One of my favorite photographers wasn't famous or fancy. In fact, Vivian Maier (vivianmaier.com) kept her "street photography" a secret, until a historian bid on her mountains of undeveloped rolls of film at an auction in Chicago, where she used to live. Word is, the film was in a storage locker that was sold due to delinquent payments.
Her photos, taken on the streets of Chicago, New York and elsewhere from the '50s to '90s, span plenty of wailing babies, as well as some of my favorites: a young girl covered in ice cream, a boy looking terrified on a bicycle inches from his mom's smoking cigarette and a girl with a dirty face in her swimsuit holding onto a swing.
These kids aren't primped and plastered with forced smiles. They look like, well, real kids.
She pouts because she loves me. I swear.
Which brings us to Darcy Sherman.
Sherman, of Superior, Colorado, is one of my favorite local photographers. She's also not famous or fancy, and she refers to herself humbly as "photographer" in quotes. Sherman is a teacher and a mother of three who takes pictures of kids in their natural, perfect, sticky, running, sometimes crying state.
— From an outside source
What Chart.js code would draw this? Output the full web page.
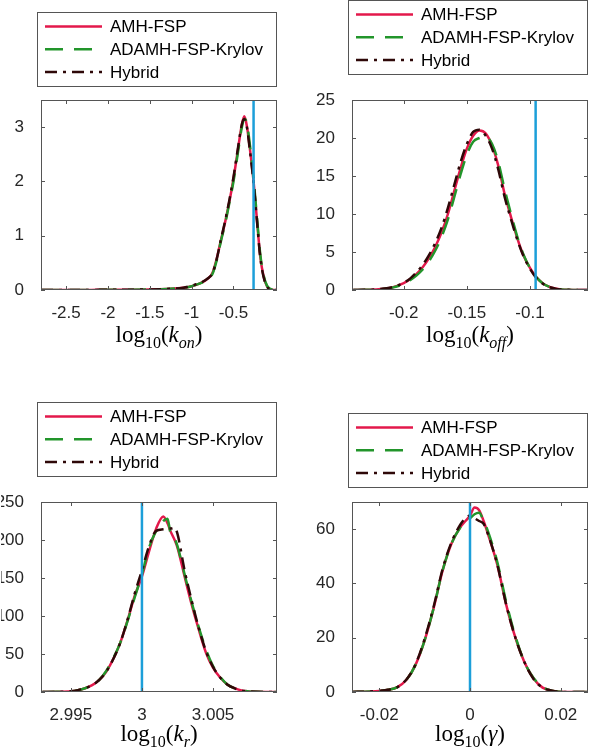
<!DOCTYPE html>
<html>
<head>
<meta charset="utf-8">
<script src="https://cdn.jsdelivr.net/npm/chart.js@4.4.0/dist/chart.umd.min.js"></script>
<style>
  body { margin: 0; background: #fff; width: 589px; height: 750px; position: relative; overflow: hidden; }
  .panel { position: absolute; }
</style>
</head>
<body>
<div class="panel" style="left:0;top:0;width:295px;height:370px"><canvas id="kon"></canvas></div>
<div class="panel" style="left:295px;top:0;width:294px;height:370px"><canvas id="koff"></canvas></div>
<div class="panel" style="left:0;top:370px;width:295px;height:380px"><canvas id="kr"></canvas></div>
<div class="panel" style="left:295px;top:370px;width:294px;height:380px"><canvas id="gamma"></canvas></div>
<script>
// series names
const seriesLabels = ['AMH-FSP', 'ADAMH-FSP-Krylov', 'Hybrid'];

// log10(k_on)
const konX = [-2.8, -2.5, -2.2, -2.0, -1.8, -1.5, -1.3, -1.1, -1.0, -0.9, -0.8, -0.75, -0.7, -0.65, -0.6, -0.55, -0.5, -0.45, -0.4, -0.37, -0.34, -0.3, -0.26, -0.22, -0.18, -0.14, -0.1, -0.06, -0.02, 0.02];
const konAMH = [0, 0, 0.002, 0.003, 0.005, 0.01, 0.02, 0.04, 0.07, 0.12, 0.22, 0.32, 0.58, 0.92, 1.25, 1.62, 2.05, 2.55, 3.05, 3.2, 3.02, 2.55, 2.0, 1.3, 0.62, 0.25, 0.07, 0.015, 0, 0];
const konADAMH = [0, 0, 0.002, 0.003, 0.005, 0.01, 0.02, 0.04, 0.07, 0.12, 0.21, 0.3, 0.55, 0.9, 1.22, 1.6, 2.0, 2.5, 3.0, 3.15, 3.08, 2.62, 2.05, 1.35, 0.66, 0.27, 0.08, 0.02, 0, 0];
const konHybrid = [0, 0, 0.002, 0.003, 0.005, 0.01, 0.02, 0.04, 0.08, 0.13, 0.22, 0.31, 0.57, 0.93, 1.27, 1.65, 2.08, 2.58, 3.05, 3.15, 3.0, 2.52, 1.98, 1.28, 0.6, 0.24, 0.06, 0.015, 0, 0];
const konTicksX = [-2.5, -2, -1.5, -1, -0.5];
const konTicksY = [0, 1, 2, 3];
const konTrue = -0.26;

// log10(k_off)
const koffX = [-0.24, -0.23, -0.22, -0.21, -0.2, -0.195, -0.19, -0.185, -0.18, -0.175, -0.17, -0.165, -0.16, -0.155, -0.15, -0.145, -0.14, -0.135, -0.13, -0.125, -0.12, -0.115, -0.11, -0.105, -0.1, -0.095, -0.09, -0.085, -0.08, -0.075, -0.07, -0.06, -0.054];
const koffAMH = [0, 0.02, 0.1, 0.3, 0.9, 1.4, 2.1, 3.0, 4.2, 5.7, 7.6, 10.0, 13.0, 16.0, 18.6, 20.3, 21.0, 20.6, 19.0, 16.3, 12.6, 9.6, 6.8, 4.5, 2.9, 1.7, 0.9, 0.45, 0.2, 0.08, 0.03, 0, 0];
const koffADAMH = [0, 0.02, 0.1, 0.28, 0.8, 1.3, 1.9, 2.7, 3.8, 5.2, 7.0, 9.3, 12.2, 15.2, 17.8, 19.5, 20.0, 20.2, 19.2, 16.8, 13.2, 10.0, 7.0, 4.6, 2.9, 1.7, 0.9, 0.45, 0.2, 0.08, 0.03, 0, 0];
const koffHybrid = [0, 0.02, 0.1, 0.32, 0.95, 1.5, 2.3, 3.3, 4.6, 6.2, 8.2, 10.8, 13.8, 16.8, 19.2, 20.8, 21.1, 20.3, 18.6, 15.8, 12.2, 9.3, 6.6, 4.4, 2.8, 1.6, 0.85, 0.4, 0.18, 0.07, 0.02, 0, 0];
const koffTicksX = [-0.2, -0.15, -0.1];
const koffTicksY = [0, 5, 10, 15, 20, 25];
const koffTrue = -0.0955;

// log10(k_r)
const krX = [2.993, 2.994, 2.995, 2.9955, 2.996, 2.9965, 2.997, 2.9975, 2.998, 2.9985, 2.999, 2.9995, 3.0, 3.0005, 3.001, 3.0015, 3.0018, 3.002, 3.0023, 3.0025, 3.003, 3.0035, 3.004, 3.0045, 3.005, 3.0055, 3.006, 3.0065, 3.007, 3.0075, 3.008, 3.0095];
const krAMH = [0, 0.2, 1, 2.5, 5, 9, 16, 27, 44, 66, 95, 127, 152, 185, 215, 231, 222, 212, 200, 190, 152, 115, 82, 52, 32, 19, 10, 5, 2, 0.8, 0.3, 0];
const krADAMH = [0, 0.2, 1, 2.5, 5, 9, 16, 28, 45, 66, 94, 125, 155, 190, 212, 225, 228, 210, 202, 192, 155, 118, 85, 56, 34, 20, 10, 5, 2, 0.8, 0.3, 0];
const krHybrid = [0, 0.2, 1, 2.5, 5, 9, 16, 27, 44, 66, 96, 130, 160, 192, 212, 214, 215, 215, 216, 208, 160, 120, 84, 54, 33, 19, 10, 5, 2, 0.8, 0.3, 0];
const krTicksX = [2.995, 3, 3.005];
const krTicksY = [0, 50, 100, 150, 200, 250];
const krTrue = 3.0;

// log10(gamma)
const gammaX = [-0.026, -0.022, -0.02, -0.018, -0.016, -0.014, -0.012, -0.01, -0.008, -0.006, -0.004, -0.002, -0.001, 0, 0.001, 0.002, 0.003, 0.004, 0.006, 0.008, 0.01, 0.012, 0.014, 0.016, 0.018, 0.02, 0.022, 0.026];
const gammaAMH = [0, 0.2, 0.4, 0.8, 1.8, 4.5, 10, 19, 31, 45, 55, 61, 63, 65, 68, 67, 63, 58, 47, 32, 20, 11, 5, 1.6, 0.5, 0.1, 0, 0];
const gammaADAMH = [0, 0.2, 0.4, 0.8, 1.8, 4.5, 10, 19, 31, 45, 55, 61, 63, 64, 65.5, 66, 63, 59, 48, 33, 20.5, 11, 5.2, 1.8, 0.5, 0.1, 0, 0];
const gammaHybrid = [0, 0.2, 0.4, 0.8, 1.8, 4.6, 10.2, 19.5, 31.5, 45.5, 55.5, 62, 64, 65, 64, 63, 62, 58, 47, 32, 20, 11, 4.8, 1.6, 0.5, 0.1, 0, 0];
const gammaTicksX = [-0.02, 0, 0.02];
const gammaTicksY = [0, 20, 40, 60];
const gammaTrue = 0;

const RED = '#e3184b', GREEN = '#22952b', DARK = '#2e0808', BLUE = '#1c9fd9';
const TICK_COLOR = '#262626';

function series(i, xs, ys) {
  const colors = [RED, GREEN, DARK];
  const dashes = [[], [18, 11], [12, 6, 3, 6]];
  return {
    label: seriesLabels[i],
    data: xs.map((x, k) => ({ x: x, y: ys[k] })),
    borderColor: colors[i],
    borderWidth: 2.5,
    borderDash: dashes[i],
    pointRadius: 0,
    cubicInterpolationMode: 'monotone',
    fill: false,
    order: 3 - i
  };
}

function trueLine(x, ymax) {
  return {
    label: '',
    isTrue: true,
    data: [{ x: x, y: 0 }, { x: x, y: ymax }],
    borderColor: BLUE,
    borderWidth: 2.5,
    pointRadius: 0,
    order: 0
  };
}

// axes box with inward ticks, matlab style
const frame = {
  id: 'frame',
  afterDraw(chart) {
    const { ctx, chartArea: a, scales } = chart;
    ctx.save();
    ctx.strokeStyle = '#555';
    ctx.lineWidth = 1;
    ctx.strokeRect(a.left + 0.5, a.top + 0.5, a.right - a.left - 1, a.bottom - a.top - 1);
    ctx.beginPath();
    scales.x.ticks.forEach(t => {
      const px = Math.round(scales.x.getPixelForValue(t.value)) + 0.5;
      ctx.moveTo(px, a.bottom); ctx.lineTo(px, a.bottom - 4);
      ctx.moveTo(px, a.top); ctx.lineTo(px, a.top + 4);
    });
    scales.y.ticks.forEach(t => {
      const py = Math.round(scales.y.getPixelForValue(t.value)) + 0.5;
      ctx.moveTo(a.left, py); ctx.lineTo(a.left + 4, py);
      ctx.moveTo(a.right, py); ctx.lineTo(a.right - 4, py);
    });
    ctx.stroke();
    ctx.restore();
  }
};

const boxLegend = {
  id: 'boxLegend',
  afterDraw(chart, args, o) {
    const { ctx, chartArea: a } = chart;
    const left = Math.round(a.left) - 4, top = o.top, w = Math.round(a.right) - left, h = 75;
    ctx.save();
    ctx.fillStyle = '#fff';
    ctx.fillRect(left, top, w, h);
    ctx.strokeStyle = '#555';
    ctx.lineWidth = 1;
    ctx.strokeRect(left + 0.5, top + 0.5, w - 1, h - 1);
    chart.data.datasets.filter(d => !d.isTrue).forEach((d, i) => {
      const y = top + 14.5 + i * 22.8;
      ctx.strokeStyle = d.borderColor;
      ctx.lineWidth = d.borderWidth;
      ctx.setLineDash(d.borderDash);
      ctx.beginPath();
      ctx.moveTo(left + 8, y);
      ctx.lineTo(left + 65, y);
      ctx.stroke();
      ctx.setLineDash([]);
      ctx.fillStyle = '#000';
      ctx.font = '17px "Liberation Sans", Arial, sans-serif';
      ctx.textBaseline = 'middle';
      ctx.fillText(d.label, left + 73, y + 1);
    });
    ctx.restore();
  }
};

// x label like log_10(k_on), drawn as pieces
const mathTitle = {
  id: 'mathTitle',
  afterDraw(chart, args, o) {
    const { ctx, chartArea: a } = chart;
    const fonts = {
      n: '23px "Liberation Serif", serif',
      s: '16px "Liberation Serif", serif',
      i: 'italic 23px "Liberation Serif", serif',
      is: 'italic 16px "Liberation Serif", serif'
    };
    ctx.save();
    let total = 0;
    o.parts.forEach(p => { ctx.font = fonts[p[1]]; total += ctx.measureText(p[0]).width; });
    let x = (a.left + a.right) / 2 - total / 2;
    const base = a.bottom + o.gap;
    ctx.fillStyle = '#000';
    ctx.textBaseline = 'alphabetic';
    o.parts.forEach(p => {
      ctx.font = fonts[p[1]];
      const dy = (p[1] === 's' || p[1] === 'is') ? 6 : 0;
      ctx.fillText(p[0], x, base + dy);
      x += ctx.measureText(p[0]).width;
    });
    ctx.restore();
  }
};

function makeChart(id, c) {
  const datasets = [
    series(0, c.xs, c.amh),
    series(1, c.xs, c.adamh),
    series(2, c.xs, c.hybrid),
    trueLine(c.trueVal, c.yMax)
  ];
  const tickFont = { family: '"Liberation Sans", Arial, sans-serif', size: 17 };
  return new Chart(document.getElementById(id), {
    type: 'line',
    data: { datasets: datasets },
    options: {
      responsive: true,
      maintainAspectRatio: false,
      animation: false,
      layout: { padding: c.pad },
      scales: {
        x: {
          type: 'linear', min: c.xMin, max: c.xMax,
          afterBuildTicks: s => { s.ticks = c.ticksX.map(v => ({ value: v })); },
          afterFit: s => { s.height = 40; },
          grid: { display: false }, border: { display: false },
          ticks: { font: tickFont, color: TICK_COLOR, padding: 5, maxRotation: 0, autoSkip: false, callback: v => String(v) }
        },
        y: {
          min: 0, max: c.yMax,
          afterBuildTicks: s => { s.ticks = c.ticksY.map(v => ({ value: v })); },
          afterFit: s => { s.width = 40; },
          grid: { display: false }, border: { display: false },
          ticks: { font: tickFont, color: TICK_COLOR, padding: 9, autoSkip: false, callback: v => String(v) }
        }
      },
      plugins: {
        legend: { display: false },
        tooltip: { enabled: false },
        boxLegend: { top: c.legendTop },
        mathTitle: { parts: c.title, gap: c.titleGap }
      }
    },
    plugins: [frame, boxLegend, mathTitle]
  });
}

makeChart('kon', {
  xs: konX, amh: konAMH, adamh: konADAMH, hybrid: konHybrid,
  xMin: -2.8, xMax: 0.02, yMax: 3.5, ticksX: konTicksX, ticksY: konTicksY, trueVal: konTrue,
  pad: { left: 1, right: 18, top: 100, bottom: 40 }, legendTop: 12, titleGap: 52,
  title: [['log', 'n'], ['10', 's'], ['(', 'n'], ['k', 'i'], ['on', 'is'], [')', 'n']]
});
makeChart('koff', {
  xs: koffX, amh: koffAMH, adamh: koffADAMH, hybrid: koffHybrid,
  xMin: -0.241, xMax: -0.054, yMax: 25, ticksX: koffTicksX, ticksY: koffTicksY, trueVal: koffTrue,
  pad: { left: 17, right: 1, top: 100, bottom: 40 }, legendTop: 0, titleGap: 52,
  title: [['log', 'n'], ['10', 's'], ['(', 'n'], ['k', 'i'], ['off', 'is'], [')', 'n']]
});
makeChart('kr', {
  xs: krX, amh: krAMH, adamh: krADAMH, hybrid: krHybrid,
  xMin: 2.9929, xMax: 3.0095, yMax: 250, ticksX: krTicksX, ticksY: krTicksY, trueVal: krTrue,
  pad: { left: 1, right: 18, top: 132, bottom: 18 }, legendTop: 32, titleGap: 49,
  title: [['log', 'n'], ['10', 's'], ['(', 'n'], ['k', 'i'], ['r', 'is'], [')', 'n']]
});
makeChart('gamma', {
  xs: gammaX, amh: gammaAMH, adamh: gammaADAMH, hybrid: gammaHybrid,
  xMin: -0.026, xMax: 0.026, yMax: 70, ticksX: gammaTicksX, ticksY: gammaTicksY, trueVal: gammaTrue,
  pad: { left: 17, right: 1, top: 132, bottom: 18 }, legendTop: 43, titleGap: 49,
  title: [['log', 'n'], ['10', 's'], ['(', 'n'], ['γ', 'i'], [')', 'n']]
});
</script>
</body>
</html>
"I try to capture kids with dirt on their faces and mud in their toes, instead of hideously coifed children, stuffed into weird pots or ugly wicker chairs," she writes.
Often, the children in her photos are holding frogs and bugs, with messy hair, diving in piles of leaves and with chocolate on their mouths. One blonde girl is hiding her head in her knees, her shoes untied, throwing a fit. Sherman says when her mom saw the picture, she loved it because it was the first picture that captured the girl's true spirit -- fire and all.
Photo by Sassafras Photography.
Sherman runs the photography business Sassafraspics.com. The name ironically came from Sherman's childhood dream to start a children's etiquette training school and call it Sassafras.
"As soon as they were born and total savage creatures, I realized who's going to pay me money when my own kids are, like, feral?" Sherman says.
But she means it as the highest form of compliment.
Her kids have taught her so much and evolved her dream into something more profound; now it's about immortalizing the anti-etiquette, so to speak. Behind the mask. She has learned to stop and look deeply into the eyes of children, and capture angles and details of their little lives that are often overlooked. To her, those details are the essence of what makes us all unique and beautiful.
She has learned that some things are perfectly imperfect, exactly as they really are.
And sometimes a good cry is necessary to bring great happiness.